YOUR TASK
Go through the data and copy every line exactly, but not the images.

──────────

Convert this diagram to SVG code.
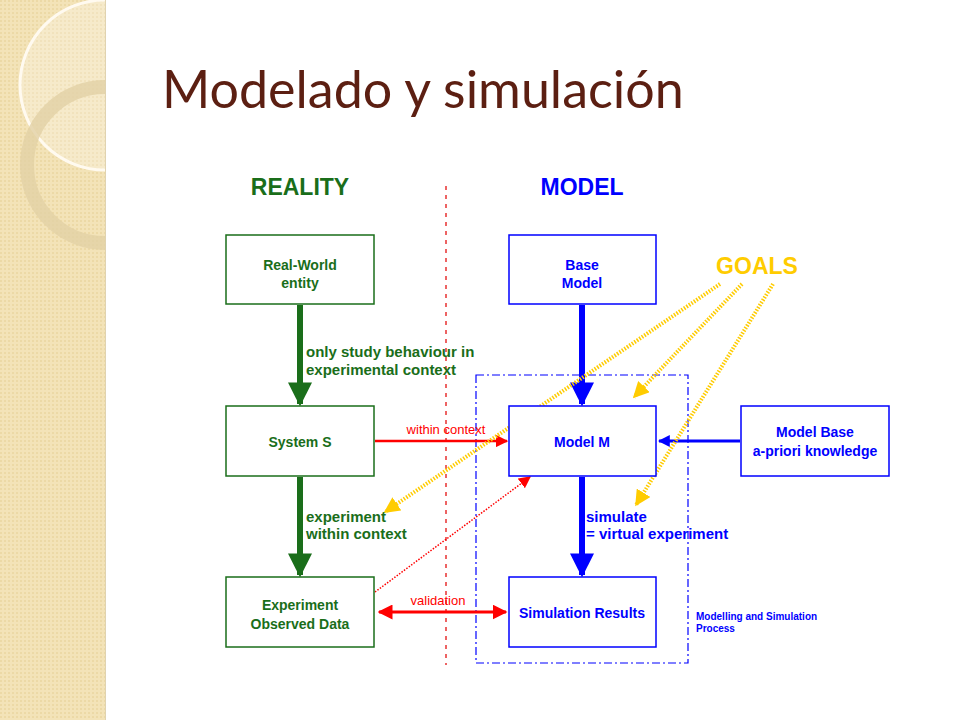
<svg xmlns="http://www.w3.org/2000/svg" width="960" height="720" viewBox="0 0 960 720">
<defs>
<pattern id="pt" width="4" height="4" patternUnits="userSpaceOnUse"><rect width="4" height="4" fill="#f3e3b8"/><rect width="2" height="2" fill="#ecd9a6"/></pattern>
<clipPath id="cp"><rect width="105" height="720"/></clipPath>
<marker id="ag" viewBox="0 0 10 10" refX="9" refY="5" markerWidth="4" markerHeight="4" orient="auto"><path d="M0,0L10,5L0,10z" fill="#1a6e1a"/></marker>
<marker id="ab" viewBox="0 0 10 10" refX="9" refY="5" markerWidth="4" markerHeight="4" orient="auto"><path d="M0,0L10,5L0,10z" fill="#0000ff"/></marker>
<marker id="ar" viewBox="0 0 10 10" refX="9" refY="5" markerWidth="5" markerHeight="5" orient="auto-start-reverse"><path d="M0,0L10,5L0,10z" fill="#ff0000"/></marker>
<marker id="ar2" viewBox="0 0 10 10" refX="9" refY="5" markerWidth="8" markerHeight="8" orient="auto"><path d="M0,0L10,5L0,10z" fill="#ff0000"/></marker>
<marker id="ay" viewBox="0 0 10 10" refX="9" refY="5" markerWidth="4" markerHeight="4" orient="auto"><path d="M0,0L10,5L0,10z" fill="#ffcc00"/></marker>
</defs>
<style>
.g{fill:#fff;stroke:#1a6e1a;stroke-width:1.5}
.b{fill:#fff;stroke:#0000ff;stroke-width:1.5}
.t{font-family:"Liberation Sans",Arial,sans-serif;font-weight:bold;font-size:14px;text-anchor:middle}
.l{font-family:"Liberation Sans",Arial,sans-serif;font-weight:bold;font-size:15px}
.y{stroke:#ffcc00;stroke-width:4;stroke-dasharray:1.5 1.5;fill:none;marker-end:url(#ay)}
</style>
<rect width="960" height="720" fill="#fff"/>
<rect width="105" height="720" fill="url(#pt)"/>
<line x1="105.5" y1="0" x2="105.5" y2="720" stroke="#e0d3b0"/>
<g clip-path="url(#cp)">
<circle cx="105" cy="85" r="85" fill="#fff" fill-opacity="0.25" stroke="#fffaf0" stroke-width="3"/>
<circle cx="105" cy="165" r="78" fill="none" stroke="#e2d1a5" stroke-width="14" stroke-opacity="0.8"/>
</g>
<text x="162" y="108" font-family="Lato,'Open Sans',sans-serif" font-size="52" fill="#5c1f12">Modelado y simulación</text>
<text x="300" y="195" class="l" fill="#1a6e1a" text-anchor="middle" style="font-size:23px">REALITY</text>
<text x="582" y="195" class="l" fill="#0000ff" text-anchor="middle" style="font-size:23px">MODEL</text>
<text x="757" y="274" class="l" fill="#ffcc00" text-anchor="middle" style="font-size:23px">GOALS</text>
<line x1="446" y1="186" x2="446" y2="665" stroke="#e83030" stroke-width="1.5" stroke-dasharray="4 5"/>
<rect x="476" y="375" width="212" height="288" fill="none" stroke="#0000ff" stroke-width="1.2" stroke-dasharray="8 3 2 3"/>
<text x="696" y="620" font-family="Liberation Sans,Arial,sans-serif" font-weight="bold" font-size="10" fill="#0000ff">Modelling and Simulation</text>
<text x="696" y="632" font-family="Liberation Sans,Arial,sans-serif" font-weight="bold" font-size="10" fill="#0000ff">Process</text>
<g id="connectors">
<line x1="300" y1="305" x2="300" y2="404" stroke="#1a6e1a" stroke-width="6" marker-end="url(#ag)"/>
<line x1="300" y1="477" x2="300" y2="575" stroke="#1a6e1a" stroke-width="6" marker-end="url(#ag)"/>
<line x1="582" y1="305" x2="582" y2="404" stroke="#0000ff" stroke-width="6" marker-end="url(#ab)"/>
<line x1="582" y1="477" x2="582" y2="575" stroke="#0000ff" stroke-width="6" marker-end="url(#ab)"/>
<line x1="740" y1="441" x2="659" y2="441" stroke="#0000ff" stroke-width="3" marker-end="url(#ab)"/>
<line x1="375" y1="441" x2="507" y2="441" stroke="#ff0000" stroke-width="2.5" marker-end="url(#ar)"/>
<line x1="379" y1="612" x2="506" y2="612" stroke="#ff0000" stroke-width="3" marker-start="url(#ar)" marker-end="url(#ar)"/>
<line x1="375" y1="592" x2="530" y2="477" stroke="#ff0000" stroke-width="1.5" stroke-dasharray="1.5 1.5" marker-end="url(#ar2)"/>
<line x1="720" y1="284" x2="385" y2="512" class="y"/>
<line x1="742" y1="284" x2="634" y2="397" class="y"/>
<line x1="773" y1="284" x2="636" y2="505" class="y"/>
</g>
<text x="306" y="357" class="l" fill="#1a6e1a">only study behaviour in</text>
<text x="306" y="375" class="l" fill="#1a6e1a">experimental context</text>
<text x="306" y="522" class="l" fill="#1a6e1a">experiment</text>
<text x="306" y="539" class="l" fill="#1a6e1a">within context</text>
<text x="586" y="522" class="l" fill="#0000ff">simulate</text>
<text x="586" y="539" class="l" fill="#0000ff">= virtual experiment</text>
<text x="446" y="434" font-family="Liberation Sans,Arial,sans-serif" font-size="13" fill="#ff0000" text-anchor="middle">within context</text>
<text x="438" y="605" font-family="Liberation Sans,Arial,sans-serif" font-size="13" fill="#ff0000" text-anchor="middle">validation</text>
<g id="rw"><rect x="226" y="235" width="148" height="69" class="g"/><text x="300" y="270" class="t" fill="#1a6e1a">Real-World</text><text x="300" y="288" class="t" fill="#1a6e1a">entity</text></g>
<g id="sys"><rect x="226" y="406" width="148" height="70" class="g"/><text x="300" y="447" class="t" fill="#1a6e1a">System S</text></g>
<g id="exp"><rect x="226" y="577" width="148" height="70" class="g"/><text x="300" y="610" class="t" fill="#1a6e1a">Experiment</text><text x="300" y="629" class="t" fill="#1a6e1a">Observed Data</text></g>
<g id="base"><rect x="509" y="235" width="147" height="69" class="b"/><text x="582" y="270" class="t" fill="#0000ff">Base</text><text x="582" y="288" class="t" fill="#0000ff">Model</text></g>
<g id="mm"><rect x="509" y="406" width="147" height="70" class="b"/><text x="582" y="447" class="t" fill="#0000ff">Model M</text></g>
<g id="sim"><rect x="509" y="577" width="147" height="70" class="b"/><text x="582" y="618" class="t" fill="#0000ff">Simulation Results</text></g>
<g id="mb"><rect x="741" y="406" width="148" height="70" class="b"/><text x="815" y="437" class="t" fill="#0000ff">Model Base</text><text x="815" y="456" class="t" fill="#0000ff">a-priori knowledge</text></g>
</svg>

──────────

THE OUTPUT
Convert this diagram to SVG code.
<svg xmlns="http://www.w3.org/2000/svg" width="960" height="720" viewBox="0 0 960 720">
<defs>
<pattern id="pt" width="4" height="4" patternUnits="userSpaceOnUse"><rect width="4" height="4" fill="#f3e3b8"/><rect width="2" height="2" fill="#ecd9a6"/></pattern>
<clipPath id="cp"><rect width="105" height="720"/></clipPath>
<marker id="ag" viewBox="0 0 10 10" refX="9" refY="5" markerWidth="4" markerHeight="4" orient="auto"><path d="M0,0L10,5L0,10z" fill="#1a6e1a"/></marker>
<marker id="ab" viewBox="0 0 10 10" refX="9" refY="5" markerWidth="4" markerHeight="4" orient="auto"><path d="M0,0L10,5L0,10z" fill="#0000ff"/></marker>
<marker id="ar" viewBox="0 0 10 10" refX="9" refY="5" markerWidth="5" markerHeight="5" orient="auto-start-reverse"><path d="M0,0L10,5L0,10z" fill="#ff0000"/></marker>
<marker id="ar2" viewBox="0 0 10 10" refX="9" refY="5" markerWidth="8" markerHeight="8" orient="auto"><path d="M0,0L10,5L0,10z" fill="#ff0000"/></marker>
<marker id="ay" viewBox="0 0 10 10" refX="9" refY="5" markerWidth="4" markerHeight="4" orient="auto"><path d="M0,0L10,5L0,10z" fill="#ffcc00"/></marker>
</defs>
<style>
.g{fill:#fff;stroke:#1a6e1a;stroke-width:1.5}
.b{fill:#fff;stroke:#0000ff;stroke-width:1.5}
.t{font-family:"Liberation Sans",Arial,sans-serif;font-weight:bold;font-size:14px;text-anchor:middle}
.l{font-family:"Liberation Sans",Arial,sans-serif;font-weight:bold;font-size:15px}
.y{stroke:#ffcc00;stroke-width:4;stroke-dasharray:1.5 1.5;fill:none;marker-end:url(#ay)}
</style>
<rect width="960" height="720" fill="#fff"/>
<rect width="105" height="720" fill="url(#pt)"/>
<line x1="105.5" y1="0" x2="105.5" y2="720" stroke="#e0d3b0"/>
<g clip-path="url(#cp)">
<circle cx="105" cy="85" r="85" fill="#fff" fill-opacity="0.25" stroke="#fffaf0" stroke-width="3"/>
<circle cx="105" cy="165" r="78" fill="none" stroke="#e2d1a5" stroke-width="14" stroke-opacity="0.8"/>
</g>
<text x="162" y="108" font-family="Lato,'Open Sans',sans-serif" font-size="52" fill="#5c1f12">Modelado y simulación</text>
<text x="300" y="195" class="l" fill="#1a6e1a" text-anchor="middle" style="font-size:23px">REALITY</text>
<text x="582" y="195" class="l" fill="#0000ff" text-anchor="middle" style="font-size:23px">MODEL</text>
<text x="757" y="274" class="l" fill="#ffcc00" text-anchor="middle" style="font-size:23px">GOALS</text>
<line x1="446" y1="186" x2="446" y2="665" stroke="#e83030" stroke-width="1.5" stroke-dasharray="4 5"/>
<rect x="476" y="375" width="212" height="288" fill="none" stroke="#0000ff" stroke-width="1.2" stroke-dasharray="8 3 2 3"/>
<text x="696" y="620" font-family="Liberation Sans,Arial,sans-serif" font-weight="bold" font-size="10" fill="#0000ff">Modelling and Simulation</text>
<text x="696" y="632" font-family="Liberation Sans,Arial,sans-serif" font-weight="bold" font-size="10" fill="#0000ff">Process</text>
<g id="connectors">
<line x1="300" y1="305" x2="300" y2="404" stroke="#1a6e1a" stroke-width="6" marker-end="url(#ag)"/>
<line x1="300" y1="477" x2="300" y2="575" stroke="#1a6e1a" stroke-width="6" marker-end="url(#ag)"/>
<line x1="582" y1="305" x2="582" y2="404" stroke="#0000ff" stroke-width="6" marker-end="url(#ab)"/>
<line x1="582" y1="477" x2="582" y2="575" stroke="#0000ff" stroke-width="6" marker-end="url(#ab)"/>
<line x1="740" y1="441" x2="659" y2="441" stroke="#0000ff" stroke-width="3" marker-end="url(#ab)"/>
<line x1="375" y1="441" x2="507" y2="441" stroke="#ff0000" stroke-width="2.5" marker-end="url(#ar)"/>
<line x1="379" y1="612" x2="506" y2="612" stroke="#ff0000" stroke-width="3" marker-start="url(#ar)" marker-end="url(#ar)"/>
<line x1="375" y1="592" x2="530" y2="477" stroke="#ff0000" stroke-width="1.5" stroke-dasharray="1.5 1.5" marker-end="url(#ar2)"/>
<line x1="720" y1="284" x2="385" y2="512" class="y"/>
<line x1="742" y1="284" x2="634" y2="397" class="y"/>
<line x1="773" y1="284" x2="636" y2="505" class="y"/>
</g>
<text x="306" y="357" class="l" fill="#1a6e1a">only study behaviour in</text>
<text x="306" y="375" class="l" fill="#1a6e1a">experimental context</text>
<text x="306" y="522" class="l" fill="#1a6e1a">experiment</text>
<text x="306" y="539" class="l" fill="#1a6e1a">within context</text>
<text x="586" y="522" class="l" fill="#0000ff">simulate</text>
<text x="586" y="539" class="l" fill="#0000ff">= virtual experiment</text>
<text x="446" y="434" font-family="Liberation Sans,Arial,sans-serif" font-size="13" fill="#ff0000" text-anchor="middle">within context</text>
<text x="438" y="605" font-family="Liberation Sans,Arial,sans-serif" font-size="13" fill="#ff0000" text-anchor="middle">validation</text>
<g id="rw"><rect x="226" y="235" width="148" height="69" class="g"/><text x="300" y="270" class="t" fill="#1a6e1a">Real-World</text><text x="300" y="288" class="t" fill="#1a6e1a">entity</text></g>
<g id="sys"><rect x="226" y="406" width="148" height="70" class="g"/><text x="300" y="447" class="t" fill="#1a6e1a">System S</text></g>
<g id="exp"><rect x="226" y="577" width="148" height="70" class="g"/><text x="300" y="610" class="t" fill="#1a6e1a">Experiment</text><text x="300" y="629" class="t" fill="#1a6e1a">Observed Data</text></g>
<g id="base"><rect x="509" y="235" width="147" height="69" class="b"/><text x="582" y="270" class="t" fill="#0000ff">Base</text><text x="582" y="288" class="t" fill="#0000ff">Model</text></g>
<g id="mm"><rect x="509" y="406" width="147" height="70" class="b"/><text x="582" y="447" class="t" fill="#0000ff">Model M</text></g>
<g id="sim"><rect x="509" y="577" width="147" height="70" class="b"/><text x="582" y="618" class="t" fill="#0000ff">Simulation Results</text></g>
<g id="mb"><rect x="741" y="406" width="148" height="70" class="b"/><text x="815" y="437" class="t" fill="#0000ff">Model Base</text><text x="815" y="456" class="t" fill="#0000ff">a-priori knowledge</text></g>
</svg>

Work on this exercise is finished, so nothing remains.